## [WHAT THE TASK ASKS]
Reproduce each line from the first in the data through the line that contains "import numpy as np" exactly; give nothing else.
---- THE RECORDS
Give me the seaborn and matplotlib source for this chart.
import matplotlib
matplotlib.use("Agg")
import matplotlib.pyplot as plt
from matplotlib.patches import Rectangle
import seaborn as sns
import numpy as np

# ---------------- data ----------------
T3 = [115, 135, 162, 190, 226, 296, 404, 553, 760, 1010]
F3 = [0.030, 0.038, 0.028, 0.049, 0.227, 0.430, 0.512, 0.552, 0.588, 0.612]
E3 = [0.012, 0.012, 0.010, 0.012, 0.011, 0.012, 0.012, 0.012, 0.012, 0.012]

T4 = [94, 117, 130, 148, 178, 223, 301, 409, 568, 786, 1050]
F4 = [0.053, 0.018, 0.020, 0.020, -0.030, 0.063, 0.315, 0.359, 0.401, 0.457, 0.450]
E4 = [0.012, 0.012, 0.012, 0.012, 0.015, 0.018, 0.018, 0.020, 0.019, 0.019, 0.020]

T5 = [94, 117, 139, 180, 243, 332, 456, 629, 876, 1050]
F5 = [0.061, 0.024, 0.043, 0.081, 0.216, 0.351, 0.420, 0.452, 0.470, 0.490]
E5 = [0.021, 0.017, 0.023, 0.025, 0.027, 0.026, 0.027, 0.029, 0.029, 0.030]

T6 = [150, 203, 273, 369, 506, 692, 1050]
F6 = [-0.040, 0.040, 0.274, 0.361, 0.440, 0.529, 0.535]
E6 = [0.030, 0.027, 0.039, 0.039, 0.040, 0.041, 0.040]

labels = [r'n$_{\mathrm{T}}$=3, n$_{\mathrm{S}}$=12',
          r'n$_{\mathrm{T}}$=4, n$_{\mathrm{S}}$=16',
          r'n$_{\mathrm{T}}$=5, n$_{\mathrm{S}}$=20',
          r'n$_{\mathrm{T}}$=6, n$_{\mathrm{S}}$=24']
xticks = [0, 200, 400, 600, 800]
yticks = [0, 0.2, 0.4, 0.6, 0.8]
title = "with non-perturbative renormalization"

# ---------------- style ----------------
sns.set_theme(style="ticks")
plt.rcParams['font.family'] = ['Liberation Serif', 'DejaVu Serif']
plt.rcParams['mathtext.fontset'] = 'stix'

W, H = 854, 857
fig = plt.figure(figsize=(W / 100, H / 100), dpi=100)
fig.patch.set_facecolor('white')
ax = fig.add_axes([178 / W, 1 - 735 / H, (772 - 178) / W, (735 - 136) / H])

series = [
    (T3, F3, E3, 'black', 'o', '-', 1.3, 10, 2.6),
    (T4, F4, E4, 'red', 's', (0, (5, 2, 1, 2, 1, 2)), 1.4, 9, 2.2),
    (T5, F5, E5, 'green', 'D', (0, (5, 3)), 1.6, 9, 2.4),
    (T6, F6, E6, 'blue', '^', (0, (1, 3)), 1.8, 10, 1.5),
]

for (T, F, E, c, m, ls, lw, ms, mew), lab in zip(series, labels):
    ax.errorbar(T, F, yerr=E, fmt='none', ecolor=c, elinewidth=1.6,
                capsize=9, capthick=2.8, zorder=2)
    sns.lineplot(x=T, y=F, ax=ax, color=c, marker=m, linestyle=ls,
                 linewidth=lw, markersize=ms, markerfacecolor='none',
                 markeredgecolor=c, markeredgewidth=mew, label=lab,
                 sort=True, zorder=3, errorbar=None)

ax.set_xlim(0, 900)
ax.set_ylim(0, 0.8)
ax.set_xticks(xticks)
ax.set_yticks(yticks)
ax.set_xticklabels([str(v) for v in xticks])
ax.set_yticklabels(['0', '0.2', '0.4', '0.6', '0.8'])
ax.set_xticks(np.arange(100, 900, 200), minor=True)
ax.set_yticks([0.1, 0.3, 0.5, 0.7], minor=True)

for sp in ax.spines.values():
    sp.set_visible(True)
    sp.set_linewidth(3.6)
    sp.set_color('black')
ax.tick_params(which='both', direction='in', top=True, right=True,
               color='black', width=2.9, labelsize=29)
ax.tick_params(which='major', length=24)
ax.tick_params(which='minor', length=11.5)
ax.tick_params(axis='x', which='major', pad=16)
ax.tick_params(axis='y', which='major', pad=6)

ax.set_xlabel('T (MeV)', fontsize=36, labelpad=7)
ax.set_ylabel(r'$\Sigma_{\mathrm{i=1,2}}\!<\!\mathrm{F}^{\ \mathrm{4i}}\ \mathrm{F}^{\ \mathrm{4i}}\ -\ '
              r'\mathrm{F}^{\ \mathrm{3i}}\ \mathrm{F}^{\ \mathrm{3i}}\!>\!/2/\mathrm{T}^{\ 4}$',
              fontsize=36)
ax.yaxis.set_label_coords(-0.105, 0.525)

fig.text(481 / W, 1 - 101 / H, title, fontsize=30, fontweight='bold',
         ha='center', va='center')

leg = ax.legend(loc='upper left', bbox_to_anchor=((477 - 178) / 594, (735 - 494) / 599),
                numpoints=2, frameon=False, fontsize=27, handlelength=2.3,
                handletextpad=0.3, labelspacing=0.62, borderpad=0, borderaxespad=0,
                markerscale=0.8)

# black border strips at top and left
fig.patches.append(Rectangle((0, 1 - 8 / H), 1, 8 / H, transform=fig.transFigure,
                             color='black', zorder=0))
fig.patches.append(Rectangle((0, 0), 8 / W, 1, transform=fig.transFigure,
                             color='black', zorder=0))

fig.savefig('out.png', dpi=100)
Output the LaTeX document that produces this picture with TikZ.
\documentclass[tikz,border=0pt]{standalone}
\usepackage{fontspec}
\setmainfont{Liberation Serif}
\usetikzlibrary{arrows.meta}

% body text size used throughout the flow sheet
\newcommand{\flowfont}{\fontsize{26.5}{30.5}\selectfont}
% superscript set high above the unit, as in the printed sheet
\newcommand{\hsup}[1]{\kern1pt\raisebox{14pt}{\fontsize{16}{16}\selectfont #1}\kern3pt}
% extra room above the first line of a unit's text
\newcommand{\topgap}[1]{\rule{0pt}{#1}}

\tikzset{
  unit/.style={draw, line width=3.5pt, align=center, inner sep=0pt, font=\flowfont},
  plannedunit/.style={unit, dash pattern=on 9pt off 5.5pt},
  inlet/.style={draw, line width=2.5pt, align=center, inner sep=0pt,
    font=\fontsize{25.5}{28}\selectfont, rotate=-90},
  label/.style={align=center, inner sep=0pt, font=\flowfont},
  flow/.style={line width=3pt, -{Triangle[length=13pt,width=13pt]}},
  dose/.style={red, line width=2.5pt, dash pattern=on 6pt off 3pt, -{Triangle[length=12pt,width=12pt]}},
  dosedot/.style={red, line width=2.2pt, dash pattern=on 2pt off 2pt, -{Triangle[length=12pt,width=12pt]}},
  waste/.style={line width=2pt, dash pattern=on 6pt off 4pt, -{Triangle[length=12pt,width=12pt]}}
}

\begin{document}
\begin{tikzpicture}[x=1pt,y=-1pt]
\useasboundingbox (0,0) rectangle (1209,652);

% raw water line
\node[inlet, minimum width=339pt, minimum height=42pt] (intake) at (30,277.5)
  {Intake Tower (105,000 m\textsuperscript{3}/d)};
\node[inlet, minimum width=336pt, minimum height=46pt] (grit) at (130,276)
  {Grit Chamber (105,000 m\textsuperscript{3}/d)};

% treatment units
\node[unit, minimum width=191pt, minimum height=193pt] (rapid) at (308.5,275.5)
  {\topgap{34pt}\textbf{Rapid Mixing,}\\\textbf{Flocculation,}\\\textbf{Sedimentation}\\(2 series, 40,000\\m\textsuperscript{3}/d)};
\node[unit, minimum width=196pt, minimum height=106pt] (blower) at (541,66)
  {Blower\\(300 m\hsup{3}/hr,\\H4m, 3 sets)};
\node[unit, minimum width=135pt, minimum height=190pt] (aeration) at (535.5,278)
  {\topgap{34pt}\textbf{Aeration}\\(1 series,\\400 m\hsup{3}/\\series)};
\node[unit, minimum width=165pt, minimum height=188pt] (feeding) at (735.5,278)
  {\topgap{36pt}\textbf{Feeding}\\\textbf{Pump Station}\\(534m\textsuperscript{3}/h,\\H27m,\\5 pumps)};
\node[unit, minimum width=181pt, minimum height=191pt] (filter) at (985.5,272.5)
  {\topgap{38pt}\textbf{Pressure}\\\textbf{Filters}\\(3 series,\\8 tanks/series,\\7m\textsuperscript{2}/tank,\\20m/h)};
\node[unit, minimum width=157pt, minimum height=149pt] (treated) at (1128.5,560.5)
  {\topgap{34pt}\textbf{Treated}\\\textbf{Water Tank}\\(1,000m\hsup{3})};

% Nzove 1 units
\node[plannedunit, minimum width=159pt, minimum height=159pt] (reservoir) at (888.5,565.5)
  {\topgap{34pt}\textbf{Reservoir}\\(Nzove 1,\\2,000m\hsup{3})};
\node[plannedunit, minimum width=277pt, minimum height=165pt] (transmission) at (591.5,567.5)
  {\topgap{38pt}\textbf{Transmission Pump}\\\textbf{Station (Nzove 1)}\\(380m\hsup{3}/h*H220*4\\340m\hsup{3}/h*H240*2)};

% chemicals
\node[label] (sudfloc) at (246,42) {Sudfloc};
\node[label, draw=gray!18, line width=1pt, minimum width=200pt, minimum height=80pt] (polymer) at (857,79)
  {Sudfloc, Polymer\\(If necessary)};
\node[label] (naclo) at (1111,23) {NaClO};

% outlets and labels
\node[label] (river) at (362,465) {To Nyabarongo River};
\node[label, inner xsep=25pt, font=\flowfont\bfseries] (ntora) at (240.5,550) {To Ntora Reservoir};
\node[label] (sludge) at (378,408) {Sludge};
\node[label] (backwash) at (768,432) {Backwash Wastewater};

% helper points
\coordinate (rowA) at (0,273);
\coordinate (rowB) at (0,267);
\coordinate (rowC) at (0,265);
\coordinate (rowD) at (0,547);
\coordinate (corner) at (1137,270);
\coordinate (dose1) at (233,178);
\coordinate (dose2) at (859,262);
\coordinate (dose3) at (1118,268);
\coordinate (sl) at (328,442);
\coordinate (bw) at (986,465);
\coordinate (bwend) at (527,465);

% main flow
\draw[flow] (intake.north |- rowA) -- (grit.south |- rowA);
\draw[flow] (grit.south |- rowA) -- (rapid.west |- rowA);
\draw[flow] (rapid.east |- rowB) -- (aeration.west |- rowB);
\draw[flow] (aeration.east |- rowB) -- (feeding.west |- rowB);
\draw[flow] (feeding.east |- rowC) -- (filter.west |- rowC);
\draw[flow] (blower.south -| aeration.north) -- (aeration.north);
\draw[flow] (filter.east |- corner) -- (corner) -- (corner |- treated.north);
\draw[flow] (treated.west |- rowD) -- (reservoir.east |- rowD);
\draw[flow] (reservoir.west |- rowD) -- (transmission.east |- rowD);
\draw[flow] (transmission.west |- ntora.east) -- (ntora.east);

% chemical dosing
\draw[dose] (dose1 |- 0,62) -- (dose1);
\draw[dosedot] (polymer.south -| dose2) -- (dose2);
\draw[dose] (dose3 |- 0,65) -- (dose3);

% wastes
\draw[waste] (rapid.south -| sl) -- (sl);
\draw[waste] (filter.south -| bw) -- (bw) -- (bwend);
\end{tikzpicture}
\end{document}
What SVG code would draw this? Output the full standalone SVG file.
--------
## [WRITTEN REPLY]
Give me the seaborn and matplotlib source for this chart.
import matplotlib
matplotlib.use("Agg")
import matplotlib.pyplot as plt
from matplotlib.patches import Rectangle
import seaborn as sns
import numpy as np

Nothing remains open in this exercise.